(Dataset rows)
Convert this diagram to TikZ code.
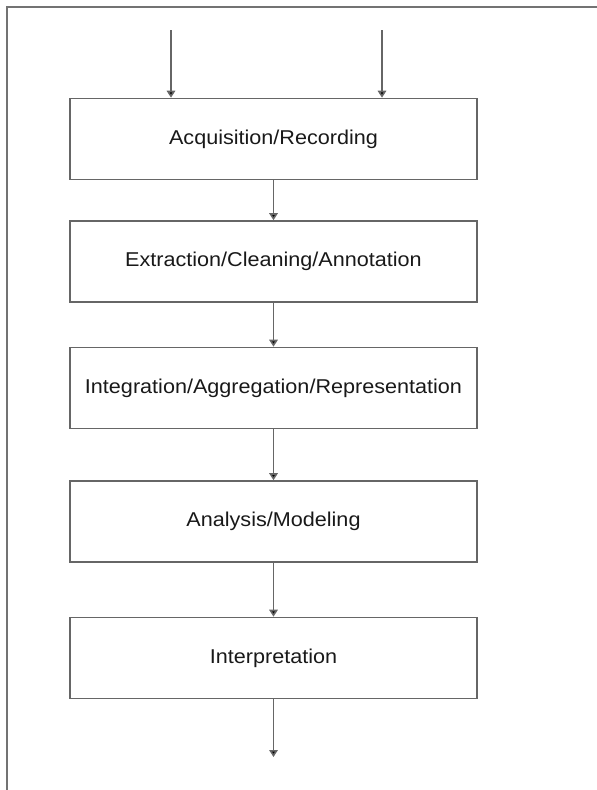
\documentclass[tikz,border=0pt]{standalone}
\usepackage{fontspec}
\setmainfont{Liberation Sans}
\newfontfamily\stagefont[FakeStretch=1.08]{Liberation Sans}
\usetikzlibrary{arrows.meta}
\begin{document}
\begin{tikzpicture}[x=1pt,y=-1pt,
  stagebox/.style={draw=black!60,line width=1.6pt,minimum width=407pt,minimum height=81pt,inner sep=0pt,font=\stagefont\fontsize{20}{23}\selectfont,text=black!90},
  flow/.style={draw=black!60,line width=1.6pt,-{Triangle[length=7pt,width=8.5pt,fill=black]}},
  frame/.style={draw=black!55,line width=1.6pt}]
\useasboundingbox (0,0) rectangle (597,790);
\draw[frame] (597,7) -- (7,7) -- (7,790);
\node[stagebox] (b1) at (273.5,139) {Acquisition/Recording};
\node[stagebox] (b2) at (273.5,261.5) {Extraction/Cleaning/Annotation};
\node[stagebox] (b3) at (273.5,388) {Integration/Aggregation/Representation};
\node[stagebox] (b4) at (273.5,521.5) {Analysis/Modeling};
\node[stagebox] (b5) at (273.5,658) {Interpretation};
\coordinate (inL) at (171,30);
\coordinate (inR) at (382,30);
\coordinate (out) at (273.5,757);
\draw[flow] (inL) -- (inL |- b1.north);
\draw[flow] (inR) -- (inR |- b1.north);
\draw[flow] (b1) -- (b2);
\draw[flow] (b2) -- (b3);
\draw[flow] (b3) -- (b4);
\draw[flow] (b4) -- (b5);
\draw[flow] (b5) -- (out);
\end{tikzpicture}
\end{document}
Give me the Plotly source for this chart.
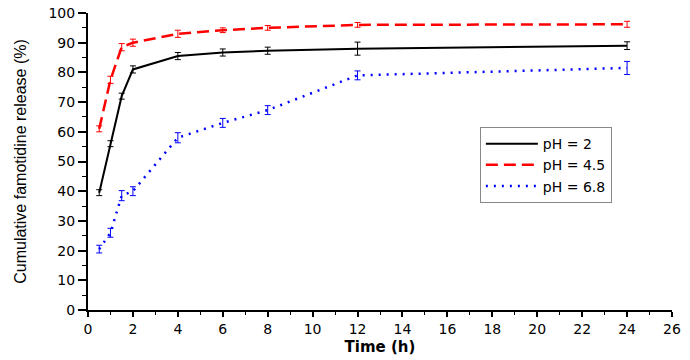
import plotly.graph_objects as go

time_h = [0.5, 1, 1.5, 2, 4, 6, 8, 12, 24]
ph2 = [39.5, 56.0, 72.0, 81.0, 85.5, 86.7, 87.3, 88.0, 89.0]
ph2_err = [1.0, 1.0, 1.0, 1.2, 1.2, 1.2, 1.2, 2.2, 1.3]
ph45 = [61.0, 77.5, 88.5, 90.0, 93.0, 94.2, 95.0, 96.0, 96.2]
ph45_err = [1.0, 1.2, 1.2, 1.2, 1.2, 0.8, 0.8, 0.8, 1.0]
ph68 = [20.5, 26.0, 38.5, 40.0, 58.0, 63.0, 67.3, 79.0, 81.5]
ph68_err = [1.3, 1.5, 1.7, 1.5, 1.7, 1.5, 1.5, 1.5, 2.2]

names = ["pH = 2", "pH = 4.5", "pH = 6.8"]
colors = ["black", "red", "blue"]
dashes = ["solid", "12px,6px", "2px,6px"]
widths = [2, 2.5, 2.5]

fig = go.Figure()
for y, e, n, c, d, w in zip([ph2, ph45, ph68], [ph2_err, ph45_err, ph68_err], names, colors, dashes, widths):
    fig.add_trace(go.Scatter(
        x=time_h, y=y, name=n, mode="lines",
        line=dict(color=c, width=w, dash=d),
        error_y=dict(type="data", array=e, visible=True, color=c, thickness=1, width=3),
    ))

tick_font = dict(family="DejaVu Sans", size=14, color="black")
fig.update_layout(
    width=690, height=360,
    margin=dict(l=88, r=18, t=13, b=50),
    plot_bgcolor="white", paper_bgcolor="white",
    showlegend=True,
    legend=dict(x=0.671, y=0.616, xanchor="left", yanchor="top",
                bordercolor="#888888", borderwidth=1, bgcolor="white",
                font=dict(family="DejaVu Sans", size=14, color="black"),
                tracegroupgap=0, itemwidth=52),
    xaxis=dict(range=[0, 26], tick0=0, dtick=2, ticks="outside", ticklen=5,
               tickwidth=1.5, tickcolor="black", automargin=False,
               minor=dict(dtick=1, ticks="outside", ticklen=3, tickcolor="black", tickwidth=1),
               showline=True, linecolor="black", linewidth=2, showgrid=False, zeroline=False,
               tickfont=tick_font,
               title=dict(text="<b>Time (h)</b>", font=dict(family="DejaVu Sans", size=15, color="black"), standoff=6)),
    yaxis=dict(range=[0, 100], tick0=0, dtick=10, ticks="outside", ticklen=8,
               tickwidth=1.5, tickcolor="black", automargin=False,
               minor=dict(dtick=5, ticks="outside", ticklen=4, tickcolor="black", tickwidth=1),
               showline=True, linecolor="black", linewidth=2, showgrid=False, zeroline=False,
               tickfont=tick_font,
               title=dict(text="Cumulative famotidine release (%)", font=dict(family="Liberation Sans", size=16, color="black"), standoff=18)),
)

fig.write_html("out.html", config={"displayModeBar": False},
               post_script="document.body.style.margin='0';")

GIVEN REQUEST: Write out, exactly and with nothing added, everything from the line with "Give me the Plotly source for this chart." down to the line with "widths = [2, 2.5, 2.5]", both included. Drop any pictures.

TASK ANSWER:
Give me the Plotly source for this chart.
import plotly.graph_objects as go

time_h = [0.5, 1, 1.5, 2, 4, 6, 8, 12, 24]
ph2 = [39.5, 56.0, 72.0, 81.0, 85.5, 86.7, 87.3, 88.0, 89.0]
ph2_err = [1.0, 1.0, 1.0, 1.2, 1.2, 1.2, 1.2, 2.2, 1.3]
ph45 = [61.0, 77.5, 88.5, 90.0, 93.0, 94.2, 95.0, 96.0, 96.2]
ph45_err = [1.0, 1.2, 1.2, 1.2, 1.2, 0.8, 0.8, 0.8, 1.0]
ph68 = [20.5, 26.0, 38.5, 40.0, 58.0, 63.0, 67.3, 79.0, 81.5]
ph68_err = [1.3, 1.5, 1.7, 1.5, 1.7, 1.5, 1.5, 1.5, 2.2]

names = ["pH = 2", "pH = 4.5", "pH = 6.8"]
colors = ["black", "red", "blue"]
dashes = ["solid", "12px,6px", "2px,6px"]
widths = [2, 2.5, 2.5]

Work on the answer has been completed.